When I think back to my first experiences as a therapist in the outpatient program at UCLA, I realize that somehow I really did understand the internal struggle one has with an eating disorder very quickly. There was a level of communication around these illnesses that struck me personally and allowed me to deeply learn and understand. The group caught onto that piece of me and, desperate to feel understood and cared for, capitalized on it during my time in the program. 

In fact, they seemed to indirectly ask me not to abandon them by pursuing other avenues in my career. The message was clear: "Since you get it, we need you to help us. Please understand that not many people can make sense of the struggle and suffering of an eating disorder so use your knowledge to make this your career path. Please don't abandon us."

I got the message loud and clear  and have diligently followed that path. It isn't perhaps until now that I understood the message I received years ago, but I have felt the strong urge to make treating people with eating disorders my calling.


My very late reply to that entreaty from years ago is simple: I will do just that. Thank you.

6/6/14

"Getting It" Part 1

When I first started learning how to treat people with eating disorders, I was a psychiatry resident at UCLA. A colleague and I were the therapists in a weekly group therapy session as part of an intensive outpatient program. The age range of the women in the group was 18 to forties. Calling us the therapists was generous. We learned as much from the patients, if not more, as they did from us. 

I have been thinking about this group lately, more than for some time.

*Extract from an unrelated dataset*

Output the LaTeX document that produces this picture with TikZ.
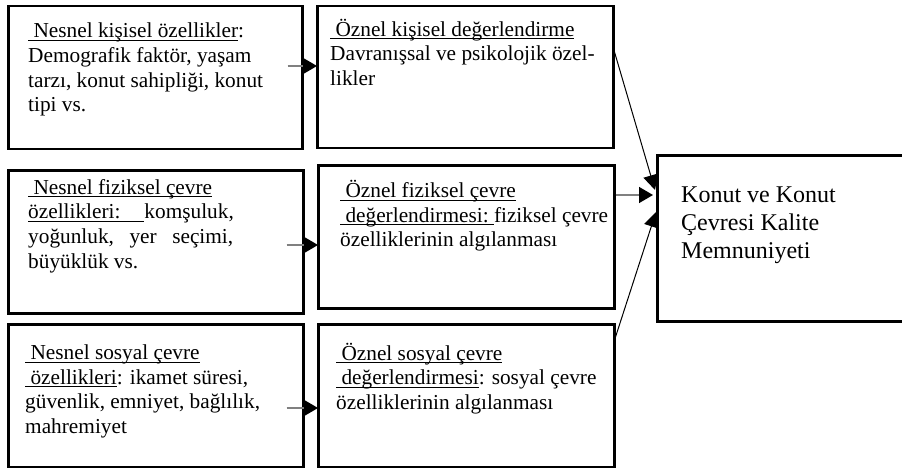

In particular, when asked why I treat people with eating disorders, I speak about this group as the initial experience that began a quest to understand and help people with these illnesses. But recently, I have come to wonder whether I actually picked this specialty or, much as people find themselves trapped in an eating disorder, it picked me. 

As an impressionable and nervous resident, participating in this group therapy was a formative professional experience. After a few months, the patients who were more experienced in treatment settings had had sufficient time to vet the new trainees and determine that I, in eating disorder program lingo, "got it."

No stamp of approval was more potent. I had been accepted as a member of the club. I was now deemed worthy as a therapist. I had magically cracked some sort of code of empathy. I understood the complexity and confusion of having an eating disorder. The concept of not eating or of throwing up one's food, in the context of a complex life, made sense. Somehow, I had crossed over and now was one of them. 

I wasn't aware of any of this at the time but instead felt a heady, out-of-body sense that something significant has changed. It felt as if I had something special and had a responsibility to do something with it. 

Interestingly, my new status spread from patients to the clinicians who ran the program. I became one of their chosen residents and, over time, was invited into a small cohort of trainees considered capable of working with people with eating disorders.

The rest of the story is less interesting except that I have devoted my career to treating people with eating disorders. The effect of that initial group was to initiate me into the mindset and confusion of an eating disorder and to teach me how to use my own kindness, empathy and compassion to help a cohort of people left with limited treatment options, even in New York City, perhaps the most therapized city in the world. 

I have since learned hat the concept of "getting it" is central to most programs and patients alike. It has many uses like normalizing the confusion of the disorder, helping someone so alone feel a part of something and serving as shorthand for a therapist to trust. But the term can also signify the recalcitrant nature of the illness and the powerlessness the eating disorder thoughts brutally reinforce.